▸ Data segment:
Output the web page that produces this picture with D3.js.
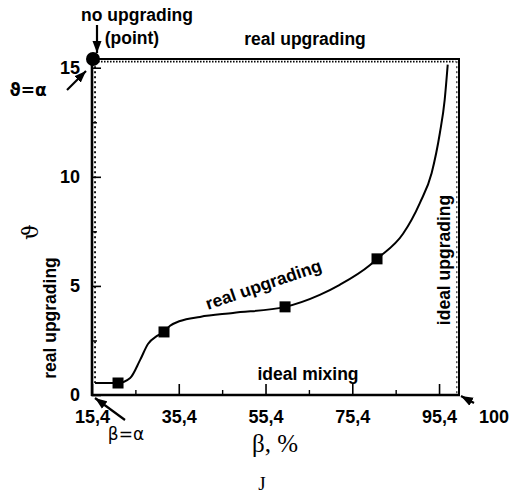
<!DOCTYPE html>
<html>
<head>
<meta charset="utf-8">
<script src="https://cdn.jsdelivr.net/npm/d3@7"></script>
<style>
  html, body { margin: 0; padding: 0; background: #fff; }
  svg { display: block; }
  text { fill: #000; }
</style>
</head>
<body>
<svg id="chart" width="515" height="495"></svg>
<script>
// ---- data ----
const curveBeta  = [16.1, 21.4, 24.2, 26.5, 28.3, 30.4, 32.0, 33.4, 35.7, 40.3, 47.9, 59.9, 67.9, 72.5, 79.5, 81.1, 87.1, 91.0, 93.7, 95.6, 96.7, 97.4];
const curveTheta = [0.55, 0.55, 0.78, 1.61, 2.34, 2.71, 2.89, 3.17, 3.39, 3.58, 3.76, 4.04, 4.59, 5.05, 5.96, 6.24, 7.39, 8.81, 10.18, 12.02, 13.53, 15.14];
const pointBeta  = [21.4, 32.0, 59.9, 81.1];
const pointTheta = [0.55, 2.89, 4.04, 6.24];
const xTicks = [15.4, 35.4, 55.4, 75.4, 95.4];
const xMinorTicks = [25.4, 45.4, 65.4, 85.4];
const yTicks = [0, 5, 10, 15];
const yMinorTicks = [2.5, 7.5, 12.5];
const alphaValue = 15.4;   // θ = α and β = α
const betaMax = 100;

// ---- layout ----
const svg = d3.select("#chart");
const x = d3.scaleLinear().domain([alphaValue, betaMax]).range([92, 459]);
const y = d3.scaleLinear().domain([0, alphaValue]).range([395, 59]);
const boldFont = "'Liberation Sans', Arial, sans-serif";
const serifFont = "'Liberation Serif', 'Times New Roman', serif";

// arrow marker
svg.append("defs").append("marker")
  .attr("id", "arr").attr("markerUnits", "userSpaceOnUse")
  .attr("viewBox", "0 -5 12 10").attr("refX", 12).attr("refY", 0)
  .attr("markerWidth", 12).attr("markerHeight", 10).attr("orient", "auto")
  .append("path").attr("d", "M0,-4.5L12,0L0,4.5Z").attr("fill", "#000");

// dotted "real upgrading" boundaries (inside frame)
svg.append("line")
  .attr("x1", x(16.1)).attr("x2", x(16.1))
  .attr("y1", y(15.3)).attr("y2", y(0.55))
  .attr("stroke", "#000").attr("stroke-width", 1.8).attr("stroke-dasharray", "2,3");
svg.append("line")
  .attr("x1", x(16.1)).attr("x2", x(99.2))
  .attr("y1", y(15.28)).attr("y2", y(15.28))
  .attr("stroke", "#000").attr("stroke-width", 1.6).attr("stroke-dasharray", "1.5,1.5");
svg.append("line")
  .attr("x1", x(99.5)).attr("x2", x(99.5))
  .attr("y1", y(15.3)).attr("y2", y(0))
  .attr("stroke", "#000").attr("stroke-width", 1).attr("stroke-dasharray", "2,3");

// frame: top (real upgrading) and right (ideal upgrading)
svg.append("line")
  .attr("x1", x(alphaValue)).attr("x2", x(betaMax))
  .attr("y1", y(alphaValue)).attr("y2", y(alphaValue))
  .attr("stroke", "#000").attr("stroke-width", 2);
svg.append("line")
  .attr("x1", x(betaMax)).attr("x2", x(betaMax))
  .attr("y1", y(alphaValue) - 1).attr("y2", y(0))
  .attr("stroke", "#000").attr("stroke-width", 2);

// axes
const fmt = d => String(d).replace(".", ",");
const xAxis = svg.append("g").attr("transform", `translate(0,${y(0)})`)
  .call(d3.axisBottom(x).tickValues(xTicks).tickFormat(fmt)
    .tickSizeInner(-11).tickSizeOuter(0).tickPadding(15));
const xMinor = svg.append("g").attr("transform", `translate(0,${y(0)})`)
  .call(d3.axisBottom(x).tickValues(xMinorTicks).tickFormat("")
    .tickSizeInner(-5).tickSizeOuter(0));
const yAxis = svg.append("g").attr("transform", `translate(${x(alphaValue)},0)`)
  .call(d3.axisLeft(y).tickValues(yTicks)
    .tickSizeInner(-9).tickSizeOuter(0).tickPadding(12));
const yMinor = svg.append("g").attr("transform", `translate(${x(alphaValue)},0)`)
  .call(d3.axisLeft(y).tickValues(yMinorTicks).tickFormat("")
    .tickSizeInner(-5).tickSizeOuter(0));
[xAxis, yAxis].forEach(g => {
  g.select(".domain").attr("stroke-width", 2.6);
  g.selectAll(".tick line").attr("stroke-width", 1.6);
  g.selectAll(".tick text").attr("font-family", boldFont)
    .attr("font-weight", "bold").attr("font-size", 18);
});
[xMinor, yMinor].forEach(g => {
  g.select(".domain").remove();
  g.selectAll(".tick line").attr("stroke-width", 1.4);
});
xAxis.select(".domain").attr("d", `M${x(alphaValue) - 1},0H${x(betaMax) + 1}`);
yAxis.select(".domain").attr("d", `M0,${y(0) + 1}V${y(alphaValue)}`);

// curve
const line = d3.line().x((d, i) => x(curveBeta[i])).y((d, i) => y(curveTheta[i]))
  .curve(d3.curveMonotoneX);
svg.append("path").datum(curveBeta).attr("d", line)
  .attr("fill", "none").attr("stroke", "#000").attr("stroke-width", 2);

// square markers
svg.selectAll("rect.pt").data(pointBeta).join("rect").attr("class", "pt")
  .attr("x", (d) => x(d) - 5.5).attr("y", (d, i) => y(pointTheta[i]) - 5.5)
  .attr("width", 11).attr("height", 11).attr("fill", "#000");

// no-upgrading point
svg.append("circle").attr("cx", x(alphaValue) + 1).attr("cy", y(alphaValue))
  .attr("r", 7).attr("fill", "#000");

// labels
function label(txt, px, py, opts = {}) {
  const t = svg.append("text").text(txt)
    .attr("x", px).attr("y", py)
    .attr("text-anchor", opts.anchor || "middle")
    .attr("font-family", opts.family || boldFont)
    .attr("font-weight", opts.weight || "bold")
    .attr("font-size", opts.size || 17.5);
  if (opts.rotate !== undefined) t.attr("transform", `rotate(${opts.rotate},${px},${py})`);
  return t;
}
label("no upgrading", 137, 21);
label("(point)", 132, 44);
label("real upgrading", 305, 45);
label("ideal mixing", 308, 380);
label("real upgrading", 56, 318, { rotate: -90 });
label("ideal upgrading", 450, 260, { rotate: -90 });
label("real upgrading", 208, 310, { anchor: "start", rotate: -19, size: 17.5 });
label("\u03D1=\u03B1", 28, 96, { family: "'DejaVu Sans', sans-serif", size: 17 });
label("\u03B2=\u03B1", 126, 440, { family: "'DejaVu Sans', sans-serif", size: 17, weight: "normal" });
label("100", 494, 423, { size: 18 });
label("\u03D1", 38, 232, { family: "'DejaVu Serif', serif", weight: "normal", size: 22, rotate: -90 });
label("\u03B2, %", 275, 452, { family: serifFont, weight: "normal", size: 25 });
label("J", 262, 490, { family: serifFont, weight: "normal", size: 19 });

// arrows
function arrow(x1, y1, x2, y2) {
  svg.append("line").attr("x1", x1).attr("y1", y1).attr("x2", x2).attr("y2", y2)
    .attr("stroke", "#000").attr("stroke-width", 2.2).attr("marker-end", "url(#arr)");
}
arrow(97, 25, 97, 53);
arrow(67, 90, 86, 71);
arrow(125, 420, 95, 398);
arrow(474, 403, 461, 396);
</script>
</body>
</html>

▸ Exercise directions:
Pictures are excluded; output everything else in the data verbatim.

▸ Result of the task:
Output the web page that produces this picture with D3.js.
<!DOCTYPE html>
<html>
<head>
<meta charset="utf-8">
<script src="https://cdn.jsdelivr.net/npm/d3@7"></script>
<style>
  html, body { margin: 0; padding: 0; background: #fff; }
  svg { display: block; }
  text { fill: #000; }
</style>
</head>
<body>
<svg id="chart" width="515" height="495"></svg>
<script>
// ---- data ----
const curveBeta  = [16.1, 21.4, 24.2, 26.5, 28.3, 30.4, 32.0, 33.4, 35.7, 40.3, 47.9, 59.9, 67.9, 72.5, 79.5, 81.1, 87.1, 91.0, 93.7, 95.6, 96.7, 97.4];
const curveTheta = [0.55, 0.55, 0.78, 1.61, 2.34, 2.71, 2.89, 3.17, 3.39, 3.58, 3.76, 4.04, 4.59, 5.05, 5.96, 6.24, 7.39, 8.81, 10.18, 12.02, 13.53, 15.14];
const pointBeta  = [21.4, 32.0, 59.9, 81.1];
const pointTheta = [0.55, 2.89, 4.04, 6.24];
const xTicks = [15.4, 35.4, 55.4, 75.4, 95.4];
const xMinorTicks = [25.4, 45.4, 65.4, 85.4];
const yTicks = [0, 5, 10, 15];
const yMinorTicks = [2.5, 7.5, 12.5];
const alphaValue = 15.4;   // θ = α and β = α
const betaMax = 100;

// ---- layout ----
const svg = d3.select("#chart");
const x = d3.scaleLinear().domain([alphaValue, betaMax]).range([92, 459]);
const y = d3.scaleLinear().domain([0, alphaValue]).range([395, 59]);
const boldFont = "'Liberation Sans', Arial, sans-serif";
const serifFont = "'Liberation Serif', 'Times New Roman', serif";

// arrow marker
svg.append("defs").append("marker")
  .attr("id", "arr").attr("markerUnits", "userSpaceOnUse")
  .attr("viewBox", "0 -5 12 10").attr("refX", 12).attr("refY", 0)
  .attr("markerWidth", 12).attr("markerHeight", 10).attr("orient", "auto")
  .append("path").attr("d", "M0,-4.5L12,0L0,4.5Z").attr("fill", "#000");

// dotted "real upgrading" boundaries (inside frame)
svg.append("line")
  .attr("x1", x(16.1)).attr("x2", x(16.1))
  .attr("y1", y(15.3)).attr("y2", y(0.55))
  .attr("stroke", "#000").attr("stroke-width", 1.8).attr("stroke-dasharray", "2,3");
svg.append("line")
  .attr("x1", x(16.1)).attr("x2", x(99.2))
  .attr("y1", y(15.28)).attr("y2", y(15.28))
  .attr("stroke", "#000").attr("stroke-width", 1.6).attr("stroke-dasharray", "1.5,1.5");
svg.append("line")
  .attr("x1", x(99.5)).attr("x2", x(99.5))
  .attr("y1", y(15.3)).attr("y2", y(0))
  .attr("stroke", "#000").attr("stroke-width", 1).attr("stroke-dasharray", "2,3");

// frame: top (real upgrading) and right (ideal upgrading)
svg.append("line")
  .attr("x1", x(alphaValue)).attr("x2", x(betaMax))
  .attr("y1", y(alphaValue)).attr("y2", y(alphaValue))
  .attr("stroke", "#000").attr("stroke-width", 2);
svg.append("line")
  .attr("x1", x(betaMax)).attr("x2", x(betaMax))
  .attr("y1", y(alphaValue) - 1).attr("y2", y(0))
  .attr("stroke", "#000").attr("stroke-width", 2);

// axes
const fmt = d => String(d).replace(".", ",");
const xAxis = svg.append("g").attr("transform", `translate(0,${y(0)})`)
  .call(d3.axisBottom(x).tickValues(xTicks).tickFormat(fmt)
    .tickSizeInner(-11).tickSizeOuter(0).tickPadding(15));
const xMinor = svg.append("g").attr("transform", `translate(0,${y(0)})`)
  .call(d3.axisBottom(x).tickValues(xMinorTicks).tickFormat("")
    .tickSizeInner(-5).tickSizeOuter(0));
const yAxis = svg.append("g").attr("transform", `translate(${x(alphaValue)},0)`)
  .call(d3.axisLeft(y).tickValues(yTicks)
    .tickSizeInner(-9).tickSizeOuter(0).tickPadding(12));
const yMinor = svg.append("g").attr("transform", `translate(${x(alphaValue)},0)`)
  .call(d3.axisLeft(y).tickValues(yMinorTicks).tickFormat("")
    .tickSizeInner(-5).tickSizeOuter(0));
[xAxis, yAxis].forEach(g => {
  g.select(".domain").attr("stroke-width", 2.6);
  g.selectAll(".tick line").attr("stroke-width", 1.6);
  g.selectAll(".tick text").attr("font-family", boldFont)
    .attr("font-weight", "bold").attr("font-size", 18);
});
[xMinor, yMinor].forEach(g => {
  g.select(".domain").remove();
  g.selectAll(".tick line").attr("stroke-width", 1.4);
});
xAxis.select(".domain").attr("d", `M${x(alphaValue) - 1},0H${x(betaMax) + 1}`);
yAxis.select(".domain").attr("d", `M0,${y(0) + 1}V${y(alphaValue)}`);

// curve
const line = d3.line().x((d, i) => x(curveBeta[i])).y((d, i) => y(curveTheta[i]))
  .curve(d3.curveMonotoneX);
svg.append("path").datum(curveBeta).attr("d", line)
  .attr("fill", "none").attr("stroke", "#000").attr("stroke-width", 2);

// square markers
svg.selectAll("rect.pt").data(pointBeta).join("rect").attr("class", "pt")
  .attr("x", (d) => x(d) - 5.5).attr("y", (d, i) => y(pointTheta[i]) - 5.5)
  .attr("width", 11).attr("height", 11).attr("fill", "#000");

// no-upgrading point
svg.append("circle").attr("cx", x(alphaValue) + 1).attr("cy", y(alphaValue))
  .attr("r", 7).attr("fill", "#000");

// labels
function label(txt, px, py, opts = {}) {
  const t = svg.append("text").text(txt)
    .attr("x", px).attr("y", py)
    .attr("text-anchor", opts.anchor || "middle")
    .attr("font-family", opts.family || boldFont)
    .attr("font-weight", opts.weight || "bold")
    .attr("font-size", opts.size || 17.5);
  if (opts.rotate !== undefined) t.attr("transform", `rotate(${opts.rotate},${px},${py})`);
  return t;
}
label("no upgrading", 137, 21);
label("(point)", 132, 44);
label("real upgrading", 305, 45);
label("ideal mixing", 308, 380);
label("real upgrading", 56, 318, { rotate: -90 });
label("ideal upgrading", 450, 260, { rotate: -90 });
label("real upgrading", 208, 310, { anchor: "start", rotate: -19, size: 17.5 });
label("\u03D1=\u03B1", 28, 96, { family: "'DejaVu Sans', sans-serif", size: 17 });
label("\u03B2=\u03B1", 126, 440, { family: "'DejaVu Sans', sans-serif", size: 17, weight: "normal" });
label("100", 494, 423, { size: 18 });
label("\u03D1", 38, 232, { family: "'DejaVu Serif', serif", weight: "normal", size: 22, rotate: -90 });
label("\u03B2, %", 275, 452, { family: serifFont, weight: "normal", size: 25 });
label("J", 262, 490, { family: serifFont, weight: "normal", size: 19 });

// arrows
function arrow(x1, y1, x2, y2) {
  svg.append("line").attr("x1", x1).attr("y1", y1).attr("x2", x2).attr("y2", y2)
    .attr("stroke", "#000").attr("stroke-width", 2.2).attr("marker-end", "url(#arr)");
}
arrow(97, 25, 97, 53);
arrow(67, 90, 86, 71);
arrow(125, 420, 95, 398);
arrow(474, 403, 461, 396);
</script>
</body>
</html>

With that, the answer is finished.